Microbial growth in water and food products due to contaminated water supplies can cause discolouration, marginal flavours and much shortened shelf life, as well as increasing the risk of infection to consumers and returned product. The threat of contamination is further increased as manufacturers respond to consumer demand for reductions in chemical additives and preservatives. Effective microbial disinfection of process water is therefore crucial and essential. A non-chemical method of disinfection, which is gaining increasing acceptance, is ultraviolet UV disinfection using ultraviolet quartz lamps. Ultraviolet UV kills known food organisms that will spoil, including bacteria, viruses, yeasts and moulds. It is a low maintenance, environmentally friendly technology that eliminates the need for chemical treatment while ensuring high levels of disinfection.
Major Benefits of Ultraviolet Disinfection
Ultraviolet disinfection has many advantages over alternative methods.

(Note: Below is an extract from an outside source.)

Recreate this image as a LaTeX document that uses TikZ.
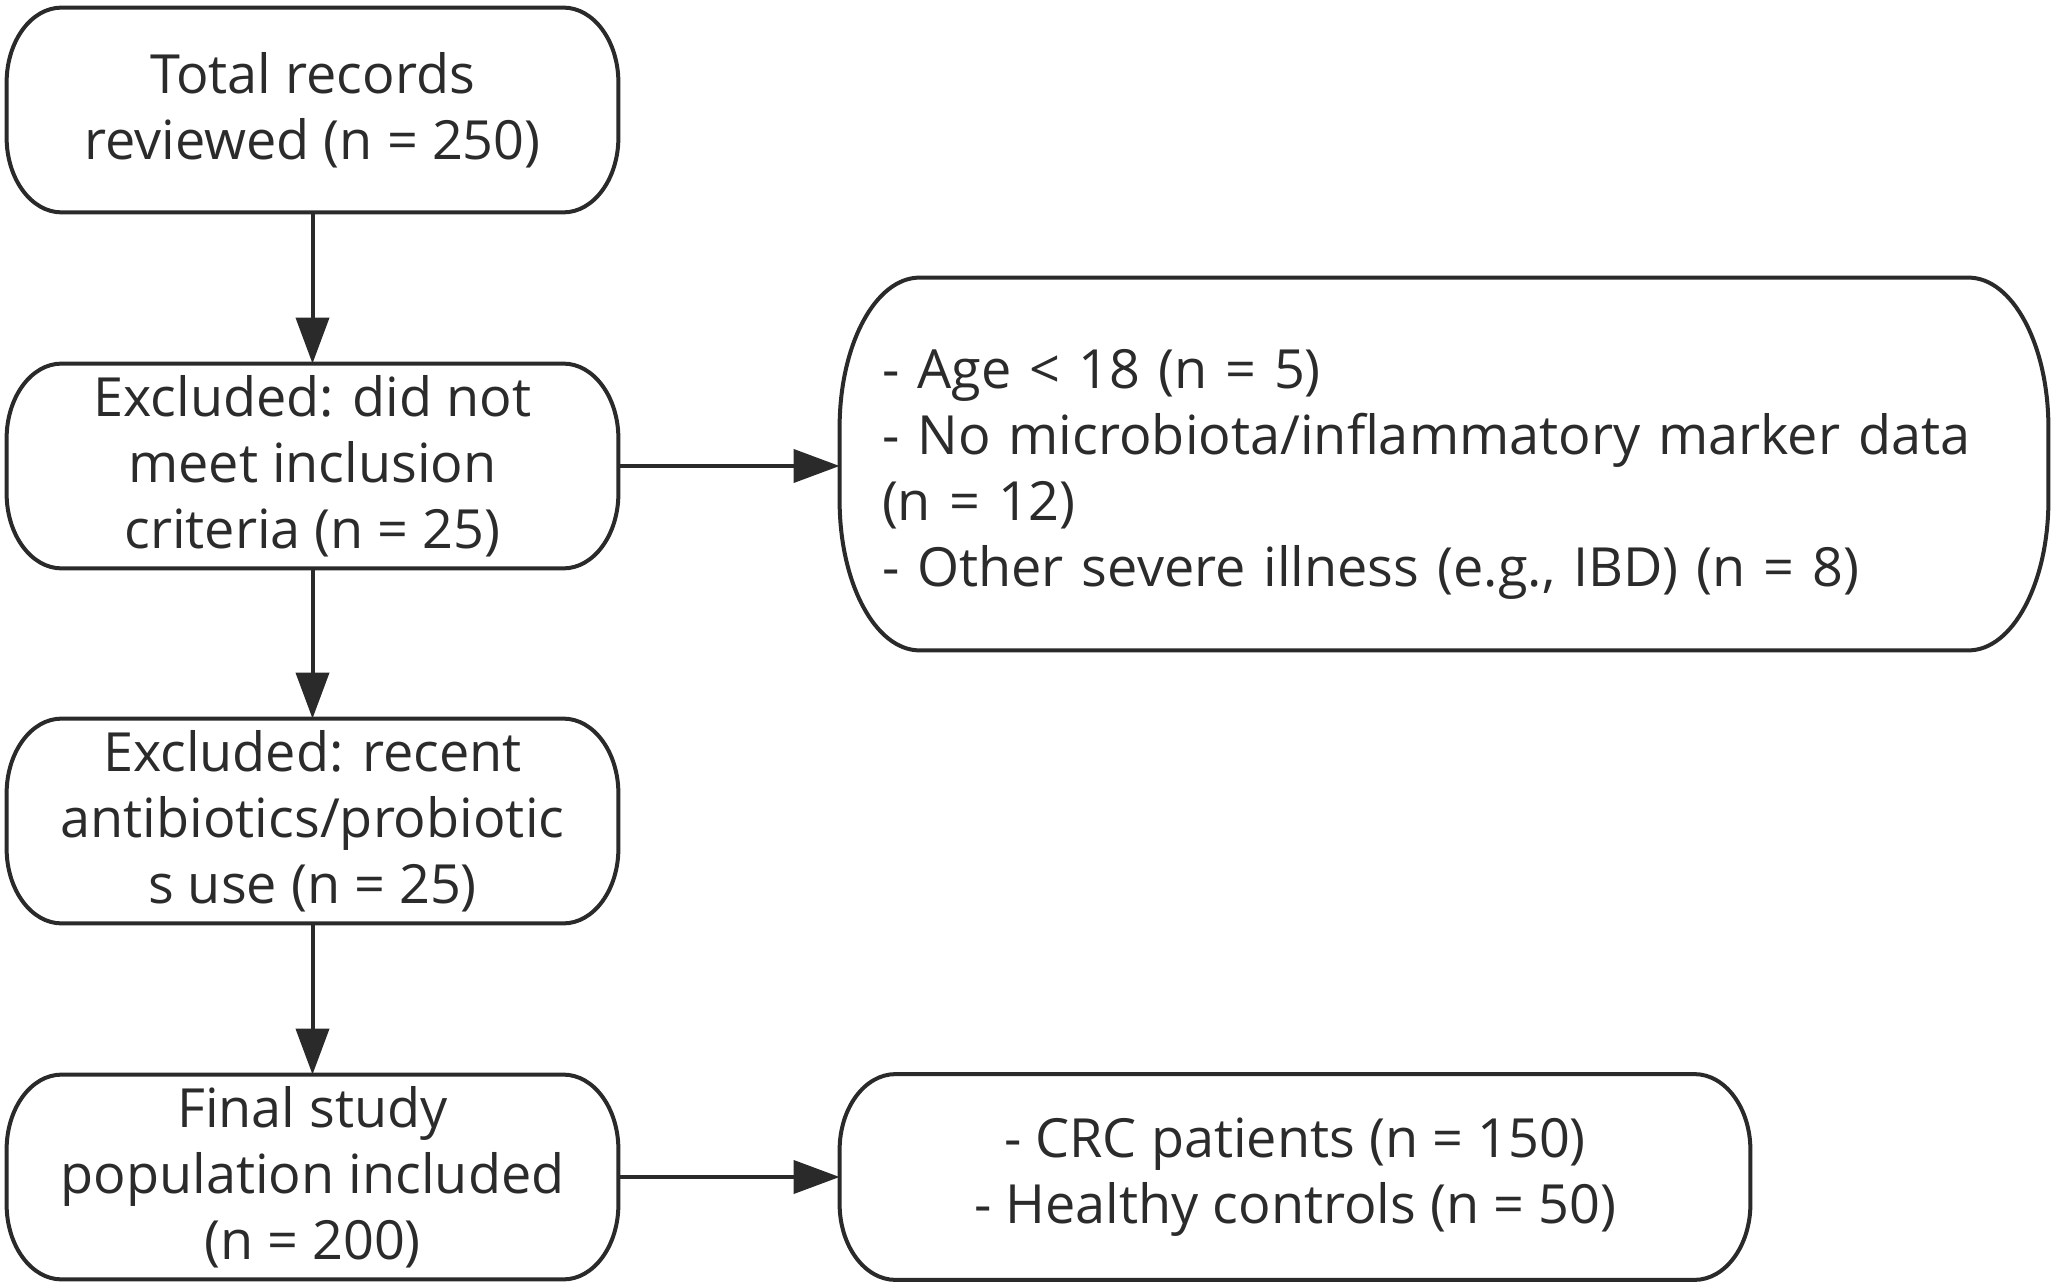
\documentclass[tikz,border=0pt]{standalone}
\usepackage{fontspec}
\setmainfont{Open Sans}
\usetikzlibrary{arrows.meta}
\definecolor{ink}{HTML}{2A2A2A}
\definecolor{txt}{HTML}{2B2B2B}
\begin{document}
\begin{tikzpicture}[x=0.5pt,y=-0.5pt,
  box/.style={rectangle, inner sep=0pt, minimum width=305.5pt, minimum height=102pt,
    align=center, text=txt, font=\fontsize{27}{33}\selectfont},
  outline/.style={draw=ink, line width=2pt},
  arrow/.style={draw=ink, line width=2pt, -{Triangle[length=23pt,width=16.5pt]}}]
\useasboundingbox (0,0) rectangle (2059,1288);
\node[box] (b1) at (312.5,110) {Total records\\reviewed (n = 250)};
\node[box] (b2) at (312.5,466) {Excluded: did not\\meet inclusion\\criteria (n = 25)};
\node[box] (b4) at (312.5,821) {Excluded: recent\\antibiotics/probiotic\\s use (n = 25)};
\node[box] (b5) at (312.5,1177) {Final study\\population included\\(n = 200)};
\node[box, minimum width=604pt, minimum height=186pt, align=left, text width=562pt] (b3) at (1444,464)
  {\rule{0pt}{29.5pt}- Age < 18 (n = 5)\\- No microbiota/inflammatory marker data\\(n = 12)\\- Other severe illness (e.g., IBD) (n = 8)};
\node[box, minimum width=455pt, minimum height=102.5pt] (b6) at (1295,1177)
  {- CRC patients (n = 150)\\- Healthy controls (n = 50)};
\foreach \n/\rx/\ry in {b1/27.5/37.5, b2/27.5/37.5, b4/27.5/37.5, b5/27.5/37.5, b3/40/75, b6/28/38}
  \draw[outline] ([xshift=\rx pt]\n.north west) -- ([xshift=-\rx pt]\n.north east)
    arc[start angle=90,end angle=0,x radius=\rx pt,y radius=\ry pt]
    -- ([yshift=\ry pt]\n.south east)
    arc[start angle=0,end angle=-90,x radius=\rx pt,y radius=\ry pt]
    -- ([xshift=\rx pt]\n.south west)
    arc[start angle=270,end angle=180,x radius=\rx pt,y radius=\ry pt]
    -- ([yshift=-\ry pt]\n.north west)
    arc[start angle=180,end angle=90,x radius=\rx pt,y radius=\ry pt] -- cycle;
\draw[arrow] (b1.south) -- (b2.north);
\draw[arrow] (b2.south) -- (b4.north);
\draw[arrow] (b4.south) -- (b5.north);
\draw[arrow] (b2.east) -- (b2.east -| b3.west);
\draw[arrow] (b5.east) -- (b5.east -| b6.west);
\end{tikzpicture}
\end{document}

Unlike chemical biocides, Ultraviolet disnfection and sterilization techniques do not introduce toxins or residues into process water and does not alter the chemical composition, taste, odour or pH of the fluid being treated. This is one of the most important aspects of all ultraviolet disinfection systems. This feature is especially important in the food and dairy industry where the chemical dosing of incoming process water can compromise flavours and changes the physical chemical properties of the food products. Ultraviolet UV treatment can be used for primary water disinfection or as a back up for other water purification methods such as carbon filtration, reverse osmosis or pasteurisation. As UV has no residual effect, the best position for a treatment system is immediately prior to the point of use. This ensures incoming microbiological contaminants are deactivated and there is a minimal chance of post-treatment contamination. Many users install UV systems after filter beds and storage tank outlet valves to reduce the likelihood of contamination from these sources. A typical UV disinfection system consists of an ultraviolet UV lamp housed in a protective quartz sleeve, which is mounted within a cylindrical stainless steel chamber. The liquid to be treated enters at one end and passes along the entire length of the chamber before exiting at the other end. Virtually any liquid can be effectively treated with UV, including mains water, filtered process water, milk, sugar syrups and effluent.